M. Sucic en est à son troisième refus du gouvernement fédéral. Né en ancienne Yougoslavie, il a vécu en Italie, en Australie, au Canada et en Croatie, avant de revenir au Canada pour de bon, en 1997. Pour sa quatrième tentative, Service Canada exige les adresses exactes depuis sa naissance jusqu’à aujourd’hui, dont son «adresse actuelle» en Australie, bien qu’il n’y ait pas mis les pieds depuis 1970.

«C’est complètement fou, le nombre de documents gaspillés, envoyés, non reconnus. Ce qu’ils ont demandé, ils l’ont reçu», affirme Mme Rukavina, qui a porté le dossier de son père au bureau du ministre de l’Emploi et du Développement social.

Ed Janicki aurait pu se trouver dans une situation semblable, s’il n’avait pas retrouvé une étiquette d’identification de valise dans les souvenirs de sa mère.

Âgé de 67 ans, M. Janicki a quitté un camp de réfugiés allemand à l’âge de trois ans. Bien qu’il ait obtenu la citoyenneté canadienne en 1955, été au service de l’Armée canadienne et travaillé au Canada toute sa vie, Service Canada lui a demandé de montrer les preuves de son arrivée, dans un port de Halifax.

Heureusement, cette étiquette de bagage était estampillée de la date d’arrivée de sa famille au Canada, et le gouvernement a accepté ce document. Pour lui, ce que demande Service Canada à des immigrants n’a aucun sens.

«Vous passez votre vie entière à travailler, à payer des impôts, et ils vous diront en plus de sauter dans un cerceau», rage-t-il.

La directrice de la clinique juridique chinoise et sud-asiatique de Toronto, Avvy Go, voit ce genre de cas quelques fois par année.
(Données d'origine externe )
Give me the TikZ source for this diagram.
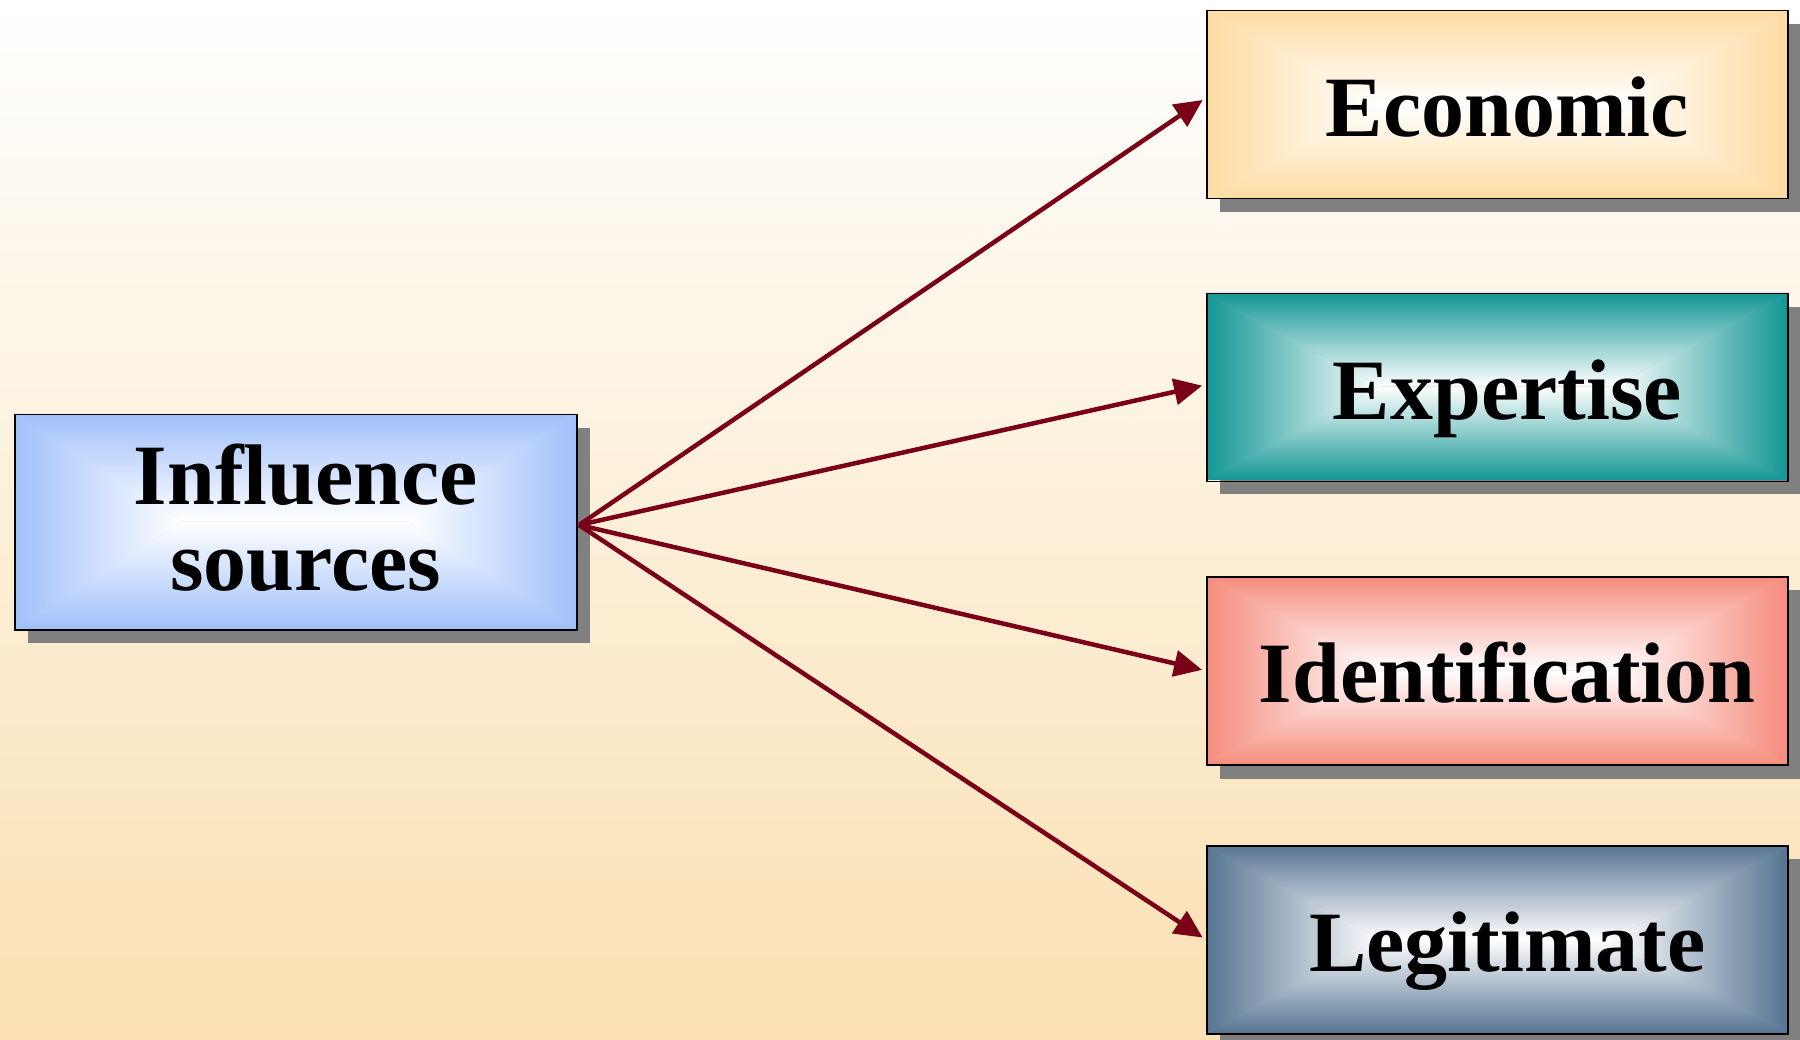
\documentclass[tikz,border=0pt]{standalone}
\usepackage{fontspec}
\setmainfont{Liberation Serif}
\usetikzlibrary{arrows.meta,calc}
\definecolor{bgpeach}{RGB}{250,224,178}
\definecolor{cinfl}{RGB}{160,192,250}
\definecolor{cecon}{RGB}{254,219,162}
\definecolor{cexpe}{RGB}{18,150,148}
\definecolor{cident}{RGB}{245,140,124}
\definecolor{clegit}{RGB}{86,116,146}
\definecolor{arrowred}{RGB}{122,0,24}
\definecolor{shadowgray}{RGB}{128,128,128}
% #1 x1, #2 y1, #3 x2, #4 y2, #5 colour
\newcommand\gradpanel[5]{%
  \pgfmathsetmacro\gpym{(#2+#4)/2}%
  \pgfmathsetmacro\gpcl{#1+0.3*(#3-#1)}%
  \pgfmathsetmacro\gpcr{#3-0.3*(#3-#1)}%
  \fill[shadowgray] (#1+14,#2+14) rectangle (#3+14,#4+14);
  \fill[#5!70!white] (#1,#2) rectangle (#3,#4);
  \shade[top color=#5, bottom color=white] (#1,#2) -- (#3,#2) -- (\gpcr,\gpym) -- (\gpcl,\gpym) -- cycle;
  \shade[top color=white, bottom color=#5] (#1,#4) -- (#3,#4) -- (\gpcr,\gpym) -- (\gpcl,\gpym) -- cycle;
  \shade[left color=#5, right color=white] (#1,#2) -- (\gpcl,\gpym) -- (#1,#4) -- cycle;
  \shade[left color=white, right color=#5] (#3,#2) -- (\gpcr,\gpym) -- (#3,#4) -- cycle;
}
\tikzset{
  panel/.style={draw=black, line width=1.5pt, inner sep=0pt, anchor=north west,
    font=\fontsize{86}{86}\selectfont\bfseries, text=black},
  onebox/.style={panel, minimum width=581pt, minimum height=188pt, text height=63pt, text depth=0pt},
  conn/.style={draw=arrowred, line width=4.5pt, shorten >=4pt,
    -{Triangle[length=28pt,width=26pt]}}
}
\begin{document}
\begin{tikzpicture}[x=1pt,y=-1pt]
\useasboundingbox (0,0) rectangle (1800,1040);
\clip (0,0) rectangle (1800,1040);
\shade[top color=white, bottom color=bgpeach] (0,0) rectangle (1800,1040);

\gradpanel{14}{414}{576}{629}{cinfl}
\gradpanel{1206}{10}{1787}{198}{cecon}
\gradpanel{1206}{293}{1787}{480}{cexpe}
\gradpanel{1206}{576}{1787}{765}{cident}
\gradpanel{1206}{845}{1787}{1033}{clegit}

\node[panel, minimum width=562pt, minimum height=215pt, align=center] (infl) at (14,414)
  {\hspace*{20pt}Influence\\\hspace*{20pt}sources\rule[-10pt]{0pt}{10pt}};
\node[onebox] (econ) at (1206,10) {\hspace*{20pt}Economic};
\node[onebox] (expe) at (1206,293) {\hspace*{20pt}Expertise};
\node[onebox] (ident) at (1206,576) {\hspace*{20pt}Identification};
\node[onebox] (legit) at (1206,845) {\hspace*{20pt}Legitimate};

\coordinate (hub) at (579,525);
\draw[conn] (hub) -- ($(econ.west)+(0,-7)$);
\draw[conn] (hub) -- ($(expe.west)+(0,-3)$);
\draw[conn] (hub) -- (ident.west);
\draw[conn] (hub) -- (legit.west);
\end{tikzpicture}
\end{document}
«[Le gouvernement] part de la prémisse que certaines personnes ne vivent pas au Canada et qu’ils profitent de notre système», dit-elle.

Il est ardu de mieux définir ce problème, puisqu’il n’existe pas de statistiques officielles sur les demandes refusées. Les histoires qu’elle entend sont toutefois suffisantes pour que les instances concernées posent des questions, croit-elle.